◆ **WHAT THE TASK REQUIRES**:
Find each line with the word "LaTeX" and say how many there are, nothing else.

## BEGIN TASK INPUT

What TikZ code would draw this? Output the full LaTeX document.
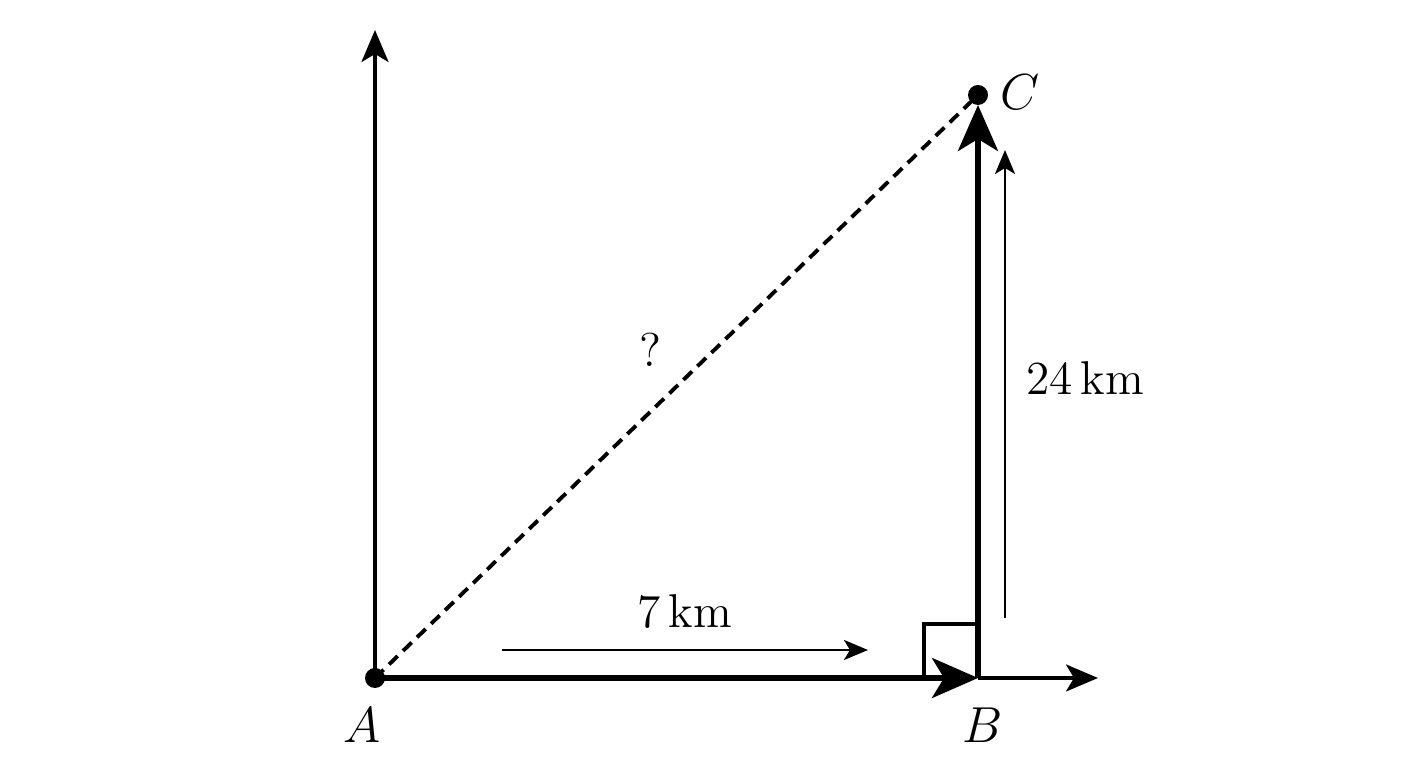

## END TASK INPUT
## BEGIN TASK INPUT

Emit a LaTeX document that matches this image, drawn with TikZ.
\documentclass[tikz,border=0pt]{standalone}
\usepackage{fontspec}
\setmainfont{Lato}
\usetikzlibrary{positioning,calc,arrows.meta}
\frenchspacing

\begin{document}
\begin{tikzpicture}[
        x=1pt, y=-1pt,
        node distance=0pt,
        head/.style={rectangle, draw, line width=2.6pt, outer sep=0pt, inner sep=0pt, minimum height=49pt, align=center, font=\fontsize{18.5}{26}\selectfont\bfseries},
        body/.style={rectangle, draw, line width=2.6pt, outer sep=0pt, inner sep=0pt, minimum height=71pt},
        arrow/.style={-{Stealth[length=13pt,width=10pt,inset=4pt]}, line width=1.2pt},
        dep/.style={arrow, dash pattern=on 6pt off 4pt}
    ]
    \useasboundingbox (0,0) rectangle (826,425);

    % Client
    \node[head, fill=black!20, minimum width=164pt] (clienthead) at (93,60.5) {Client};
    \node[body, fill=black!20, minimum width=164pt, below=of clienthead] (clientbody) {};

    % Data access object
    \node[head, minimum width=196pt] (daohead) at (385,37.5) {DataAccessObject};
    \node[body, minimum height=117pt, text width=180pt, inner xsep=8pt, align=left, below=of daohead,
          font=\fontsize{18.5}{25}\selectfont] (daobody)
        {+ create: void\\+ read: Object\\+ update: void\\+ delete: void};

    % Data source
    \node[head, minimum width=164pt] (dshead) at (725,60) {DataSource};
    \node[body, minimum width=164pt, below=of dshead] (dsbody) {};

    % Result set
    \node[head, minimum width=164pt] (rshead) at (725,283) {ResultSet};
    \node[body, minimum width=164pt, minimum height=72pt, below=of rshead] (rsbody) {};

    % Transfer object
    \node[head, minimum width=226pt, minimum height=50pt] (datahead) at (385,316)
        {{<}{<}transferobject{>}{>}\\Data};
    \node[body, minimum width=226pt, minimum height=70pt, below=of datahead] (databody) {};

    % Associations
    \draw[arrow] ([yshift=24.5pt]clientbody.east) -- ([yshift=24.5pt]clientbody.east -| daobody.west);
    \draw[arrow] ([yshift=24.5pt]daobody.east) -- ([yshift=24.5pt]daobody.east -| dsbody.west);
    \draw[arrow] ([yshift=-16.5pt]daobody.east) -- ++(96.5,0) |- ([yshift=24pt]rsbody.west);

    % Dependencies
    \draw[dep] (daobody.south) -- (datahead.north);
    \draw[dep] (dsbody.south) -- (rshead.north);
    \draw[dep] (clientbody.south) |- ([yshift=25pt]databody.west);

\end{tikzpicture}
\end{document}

## END TASK INPUT

◆ **EXERCISE ANSWER**:
2